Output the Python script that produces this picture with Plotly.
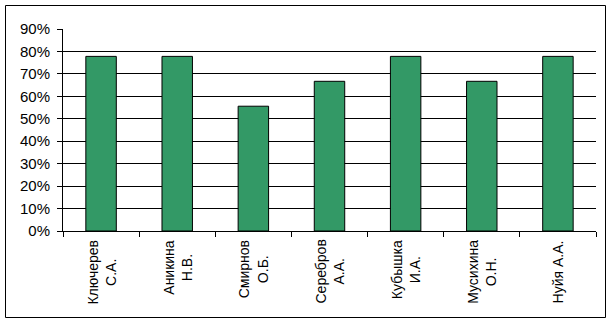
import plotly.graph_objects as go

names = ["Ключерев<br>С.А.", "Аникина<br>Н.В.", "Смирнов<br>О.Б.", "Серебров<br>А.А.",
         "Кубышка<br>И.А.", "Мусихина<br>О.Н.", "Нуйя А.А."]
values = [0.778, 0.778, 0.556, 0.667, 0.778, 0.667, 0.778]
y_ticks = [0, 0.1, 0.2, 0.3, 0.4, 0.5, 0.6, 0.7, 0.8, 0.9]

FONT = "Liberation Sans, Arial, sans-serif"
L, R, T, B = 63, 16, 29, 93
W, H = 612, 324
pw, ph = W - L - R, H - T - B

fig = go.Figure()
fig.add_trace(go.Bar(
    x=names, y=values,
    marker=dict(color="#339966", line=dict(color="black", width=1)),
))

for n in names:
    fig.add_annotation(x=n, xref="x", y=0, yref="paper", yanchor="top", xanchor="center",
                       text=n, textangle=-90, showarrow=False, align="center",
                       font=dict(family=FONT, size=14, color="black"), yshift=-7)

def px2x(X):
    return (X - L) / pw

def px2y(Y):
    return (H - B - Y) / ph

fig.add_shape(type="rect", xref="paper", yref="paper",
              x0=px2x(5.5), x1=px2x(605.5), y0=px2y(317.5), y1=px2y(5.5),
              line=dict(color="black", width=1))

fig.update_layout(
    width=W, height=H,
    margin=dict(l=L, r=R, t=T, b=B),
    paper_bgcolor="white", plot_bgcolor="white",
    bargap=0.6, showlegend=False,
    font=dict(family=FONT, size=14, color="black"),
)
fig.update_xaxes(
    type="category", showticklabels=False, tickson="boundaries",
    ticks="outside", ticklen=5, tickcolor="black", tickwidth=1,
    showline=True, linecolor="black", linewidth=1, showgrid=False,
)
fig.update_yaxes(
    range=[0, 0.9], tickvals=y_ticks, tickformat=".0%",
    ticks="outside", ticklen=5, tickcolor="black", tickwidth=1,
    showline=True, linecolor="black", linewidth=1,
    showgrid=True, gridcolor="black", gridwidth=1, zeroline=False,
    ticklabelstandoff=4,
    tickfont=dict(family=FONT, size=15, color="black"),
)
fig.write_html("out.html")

* * *

> _Task goal_
Copy the whole listing above word for word but do not carry over the pictures.

> _Reply to the task_
Output the Python script that produces this picture with Plotly.
import plotly.graph_objects as go

names = ["Ключерев<br>С.А.", "Аникина<br>Н.В.", "Смирнов<br>О.Б.", "Серебров<br>А.А.",
         "Кубышка<br>И.А.", "Мусихина<br>О.Н.", "Нуйя А.А."]
values = [0.778, 0.778, 0.556, 0.667, 0.778, 0.667, 0.778]
y_ticks = [0, 0.1, 0.2, 0.3, 0.4, 0.5, 0.6, 0.7, 0.8, 0.9]

FONT = "Liberation Sans, Arial, sans-serif"
L, R, T, B = 63, 16, 29, 93
W, H = 612, 324
pw, ph = W - L - R, H - T - B

fig = go.Figure()
fig.add_trace(go.Bar(
    x=names, y=values,
    marker=dict(color="#339966", line=dict(color="black", width=1)),
))

for n in names:
    fig.add_annotation(x=n, xref="x", y=0, yref="paper", yanchor="top", xanchor="center",
                       text=n, textangle=-90, showarrow=False, align="center",
                       font=dict(family=FONT, size=14, color="black"), yshift=-7)

def px2x(X):
    return (X - L) / pw

def px2y(Y):
    return (H - B - Y) / ph

fig.add_shape(type="rect", xref="paper", yref="paper",
              x0=px2x(5.5), x1=px2x(605.5), y0=px2y(317.5), y1=px2y(5.5),
              line=dict(color="black", width=1))

fig.update_layout(
    width=W, height=H,
    margin=dict(l=L, r=R, t=T, b=B),
    paper_bgcolor="white", plot_bgcolor="white",
    bargap=0.6, showlegend=False,
    font=dict(family=FONT, size=14, color="black"),
)
fig.update_xaxes(
    type="category", showticklabels=False, tickson="boundaries",
    ticks="outside", ticklen=5, tickcolor="black", tickwidth=1,
    showline=True, linecolor="black", linewidth=1, showgrid=False,
)
fig.update_yaxes(
    range=[0, 0.9], tickvals=y_ticks, tickformat=".0%",
    ticks="outside", ticklen=5, tickcolor="black", tickwidth=1,
    showline=True, linecolor="black", linewidth=1,
    showgrid=True, gridcolor="black", gridwidth=1, zeroline=False,
    ticklabelstandoff=4,
    tickfont=dict(family=FONT, size=15, color="black"),
)
fig.write_html("out.html")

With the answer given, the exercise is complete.